I write this as an author who has written six books on the ET&WNC narrow gauge, and rely very heavily on the photographic record. It is also an observation about the newer forms of historical research.
To a large degree, for me, an old photo does not lie. It may be simply a snapshot in time, and the building in the shot can be torn down the following month, or the locomotive scrapped. But as a snapshot in time, it does not lie. The greatest problem is the photos that have been traded around by the photo collectors over the years, and the original documentation is long gone, and it takes an expert to tell that the photo was taken in 1935 rather than 1940, and be able to prove that by other research. Instances abound of mislabeled photos, even those in the collections of renowned railroad photo collectors. I will not name names.
But hey, that is what research is for, and it separates the researcher from the arm chair reader.
Now fast forward all this to the 21st century. I lived in a college town for 25 years, and while I was looking at old newspapers on microfilm, students were using the Internet for all of their research. It boggled one gals mind to have to find information on some rock stars suicide in 1969 by some means other than the internet.
Anyway, we are less than a generation from people who will not know how to look up anything without Google. I even use it to get started these days. Unfortunately, the Internet is the ultimate expression of the idea of no absolute truth. For on the internet, every one's opinion is equally valid. Qualifications go out the window. But that is a discussion for another day.
In regard to photographs. With Google Images now, if it has ever been posted on the web, someone can down load the image. With windows XP, you simply put the cursor over an image, and it asks you if you want to save it to your hard drive. Every chat group wants people who spend hard earned dollars to go a thousand miles to be at a convention or an event to post the pictures as quickly as possible, so they can download them for free. And yes, three fingers are pointing back at me as I point that finger, so no flaming please. Just an observation.
Anyway, the capability exists now for the explanation to be separated from the image within days of it being posted somewhere. A month or a year or a decade later, that photo becomes yet another "where and when is this photo" question. The experts will gather round, and by using deduction, knowledge, and intuition, will establish a circa date for the photo.

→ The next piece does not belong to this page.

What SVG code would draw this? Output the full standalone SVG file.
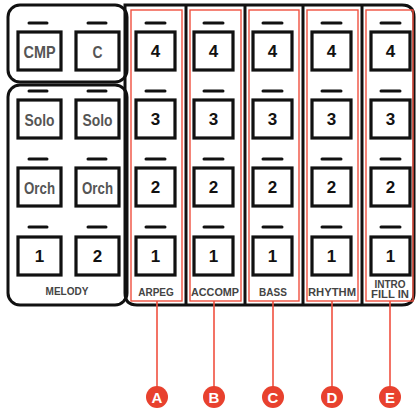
<svg xmlns="http://www.w3.org/2000/svg" width="418" height="409" viewBox="0 0 418 409">
<style>
.frame{fill:none;stroke:#111;stroke-width:3}
.btn{fill:#fff;stroke:#111;stroke-width:3.2}
.led{stroke:#111;stroke-width:3;stroke-linecap:round}
.red{fill:none;stroke:#f0503f;stroke-width:1.4}
.num{font-family:"Liberation Sans",Arial,sans-serif;font-weight:bold;font-size:17px;fill:#111;text-anchor:middle}
.word{font-family:"Liberation Sans",Arial,sans-serif;font-weight:bold;font-size:17px;fill:#555;text-anchor:middle}
.lab{font-family:"Liberation Sans",Arial,sans-serif;font-weight:bold;font-size:10px;fill:#444;text-anchor:middle}
.lead{stroke:#f0503f;stroke-width:1.6}
.dot{fill:#e8412e}
.let{font-family:"Liberation Sans",Arial,sans-serif;font-weight:bold;font-size:15px;fill:#fff;text-anchor:middle}
</style>
<rect width="418" height="409" fill="#fff"/>
<g id="frames">
<rect class="frame" x="8" y="5" width="119" height="77" rx="12"/>
<rect class="frame" x="8" y="85" width="119" height="220" rx="12"/>
<path class="frame" d="M125 5 H402 Q414 5 414 17 V293 Q414 305 402 305 H137 Q125 305 125 293 Z"/>
<line class="frame" x1="186" y1="5" x2="186" y2="305"/>
<line class="frame" x1="245" y1="5" x2="245" y2="305"/>
<line class="frame" x1="303" y1="5" x2="303" y2="305"/>
<line class="frame" x1="362" y1="5" x2="362" y2="305"/>
</g>
<g id="left-buttons">
<g id="cmp"><line class="led" x1="29" y1="23" x2="47" y2="23"/><rect class="btn" x="18" y="32" width="43" height="38"/><text class="word" x="39.5" y="57.5" textLength="32" lengthAdjust="spacingAndGlyphs">CMP</text></g>
<g id="c"><line class="led" x1="88" y1="23" x2="106" y2="23"/><rect class="btn" x="76" y="32" width="43" height="38"/><text class="word" x="97.5" y="57.5" textLength="10" lengthAdjust="spacingAndGlyphs">C</text></g>
<g id="solo1"><line class="led" x1="29" y1="91" x2="47" y2="91"/><rect class="btn" x="18" y="100" width="43" height="38"/><text class="word" x="39.5" y="125.5" textLength="30" lengthAdjust="spacingAndGlyphs">Solo</text></g>
<g id="solo2"><line class="led" x1="88" y1="91" x2="106" y2="91"/><rect class="btn" x="76" y="100" width="43" height="38"/><text class="word" x="97.5" y="125.5" textLength="30" lengthAdjust="spacingAndGlyphs">Solo</text></g>
<g id="orch1"><line class="led" x1="29" y1="159" x2="47" y2="159"/><rect class="btn" x="18" y="168" width="43" height="38"/><text class="word" x="39.5" y="193.5" textLength="31" lengthAdjust="spacingAndGlyphs">Orch</text></g>
<g id="orch2"><line class="led" x1="88" y1="159" x2="106" y2="159"/><rect class="btn" x="76" y="168" width="43" height="38"/><text class="word" x="97.5" y="193.5" textLength="31" lengthAdjust="spacingAndGlyphs">Orch</text></g>
<g id="mel1"><line class="led" x1="29" y1="227" x2="47" y2="227"/><rect class="btn" x="18" y="237" width="43" height="38"/><text class="num" x="39.5" y="262">1</text></g>
<g id="mel2"><line class="led" x1="88" y1="227" x2="106" y2="227"/><rect class="btn" x="76" y="237" width="43" height="38"/><text class="num" x="97.5" y="262">2</text></g>
<text class="lab" x="67" y="295">MELODY</text>
</g>
<g id="colA">
<rect class="red" x="131" y="10" width="51" height="291"/>
<line class="led" x1="146" y1="23" x2="165" y2="23"/><rect class="btn" x="136" y="32" width="39" height="38"/><text class="num" x="155.5" y="57">4</text>
<line class="led" x1="146" y1="91" x2="165" y2="91"/><rect class="btn" x="136" y="100" width="39" height="38"/><text class="num" x="155.5" y="125">3</text>
<line class="led" x1="146" y1="159" x2="165" y2="159"/><rect class="btn" x="136" y="168" width="39" height="38"/><text class="num" x="155.5" y="193">2</text>
<line class="led" x1="146" y1="227" x2="165" y2="227"/><rect class="btn" x="136" y="237" width="39" height="38"/><text class="num" x="155.5" y="262">1</text>
<text class="lab" x="156" y="296">ARPEG</text>
</g>
<g id="colB">
<rect class="red" x="190" y="10" width="51" height="291"/>
<line class="led" x1="204" y1="23" x2="223" y2="23"/><rect class="btn" x="194" y="32" width="39" height="38"/><text class="num" x="213.5" y="57">4</text>
<line class="led" x1="204" y1="91" x2="223" y2="91"/><rect class="btn" x="194" y="100" width="39" height="38"/><text class="num" x="213.5" y="125">3</text>
<line class="led" x1="204" y1="159" x2="223" y2="159"/><rect class="btn" x="194" y="168" width="39" height="38"/><text class="num" x="213.5" y="193">2</text>
<line class="led" x1="204" y1="227" x2="223" y2="227"/><rect class="btn" x="194" y="237" width="39" height="38"/><text class="num" x="213.5" y="262">1</text>
<text class="lab" x="215" y="296" textLength="48" lengthAdjust="spacingAndGlyphs">ACCOMP</text>
</g>
<g id="colC">
<rect class="red" x="249" y="10" width="50" height="291"/>
<line class="led" x1="263" y1="23" x2="282" y2="23"/><rect class="btn" x="253" y="32" width="39" height="38"/><text class="num" x="272.5" y="57">4</text>
<line class="led" x1="263" y1="91" x2="282" y2="91"/><rect class="btn" x="253" y="100" width="39" height="38"/><text class="num" x="272.5" y="125">3</text>
<line class="led" x1="263" y1="159" x2="282" y2="159"/><rect class="btn" x="253" y="168" width="39" height="38"/><text class="num" x="272.5" y="193">2</text>
<line class="led" x1="263" y1="227" x2="282" y2="227"/><rect class="btn" x="253" y="237" width="39" height="38"/><text class="num" x="272.5" y="262">1</text>
<text class="lab" x="273" y="296">BASS</text>
</g>
<g id="colD">
<rect class="red" x="307" y="10" width="51" height="291"/>
<line class="led" x1="322" y1="23" x2="341" y2="23"/><rect class="btn" x="312" y="32" width="39" height="38"/><text class="num" x="331.5" y="57">4</text>
<line class="led" x1="322" y1="91" x2="341" y2="91"/><rect class="btn" x="312" y="100" width="39" height="38"/><text class="num" x="331.5" y="125">3</text>
<line class="led" x1="322" y1="159" x2="341" y2="159"/><rect class="btn" x="312" y="168" width="39" height="38"/><text class="num" x="331.5" y="193">2</text>
<line class="led" x1="322" y1="227" x2="341" y2="227"/><rect class="btn" x="312" y="237" width="39" height="38"/><text class="num" x="331.5" y="262">1</text>
<text class="lab" x="332" y="296" textLength="48" lengthAdjust="spacingAndGlyphs">RHYTHM</text>
</g>
<g id="colE">
<rect class="red" x="366" y="10" width="47" height="291"/>
<line class="led" x1="381" y1="23" x2="400" y2="23"/><rect class="btn" x="371" y="32" width="39" height="38"/><text class="num" x="390.5" y="57">4</text>
<line class="led" x1="381" y1="91" x2="400" y2="91"/><rect class="btn" x="371" y="100" width="39" height="38"/><text class="num" x="390.5" y="125">3</text>
<line class="led" x1="381" y1="159" x2="400" y2="159"/><rect class="btn" x="371" y="168" width="39" height="38"/><text class="num" x="390.5" y="193">2</text>
<line class="led" x1="381" y1="227" x2="400" y2="227"/><rect class="btn" x="371" y="237" width="39" height="38"/><text class="num" x="390.5" y="262">1</text>
<text class="lab" x="390" y="288">INTRO</text>
<text class="lab" x="390" y="298" textLength="38" lengthAdjust="spacingAndGlyphs">FILL IN</text>
</g>
<g id="connectors">
<line class="lead" x1="157" y1="301" x2="157" y2="388"/>
<line class="lead" x1="214" y1="301" x2="214" y2="388"/>
<line class="lead" x1="273" y1="301" x2="273" y2="388"/>
<line class="lead" x1="332" y1="301" x2="332" y2="388"/>
<line class="lead" x1="390" y1="301" x2="390" y2="388"/>
</g>
<g id="markerA"><circle class="dot" cx="157" cy="397" r="11"/><text class="let" x="157" y="402.5">A</text></g>
<g id="markerB"><circle class="dot" cx="214" cy="397" r="11"/><text class="let" x="214" y="402.5">B</text></g>
<g id="markerC"><circle class="dot" cx="273" cy="397" r="11"/><text class="let" x="273" y="402.5">C</text></g>
<g id="markerD"><circle class="dot" cx="332" cy="397" r="11"/><text class="let" x="332" y="402.5">D</text></g>
<g id="markerE"><circle class="dot" cx="390" cy="397" r="11"/><text class="let" x="390" y="402.5">E</text></g>
</svg>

Now throw in the manipulated photo. 50 years from now, someone will swear that the Durango photo had to be taken in the 60s because McDs is not in the photo. Unfortunately that will be the guy who is writing the 1001st book on the D& Silverton, and that photo (for they will all be digital then) will make just as good a cover as any of the rest. Then hundreds or thousands of people will believe that photo.
I am not advocating any policy here, just thinking out loud. I almost wish that it be a legal requirement that digitally manipulated photos be coded like movies and TV programs. The rating changes the more it is changed. And if you get up to CCC (equavalent to XXX), then the naked gal on the locomotive was not originally there.LOL.
I'm just saying it will be a lot harder for future generations to be able to look at an old photo, and believe what they see.
I applaud those who have the time to add color to photos. I just know that I have resolved to not use a photo in a book that has been manipulated more than what an average guy could have done developing his 616s in a closet darkroom. Would rather have a poor picture in the book than one where someone would doubt its validity. A generation from now, someone else might be less stringent.
I guess we just need some way to tell real from Memorex.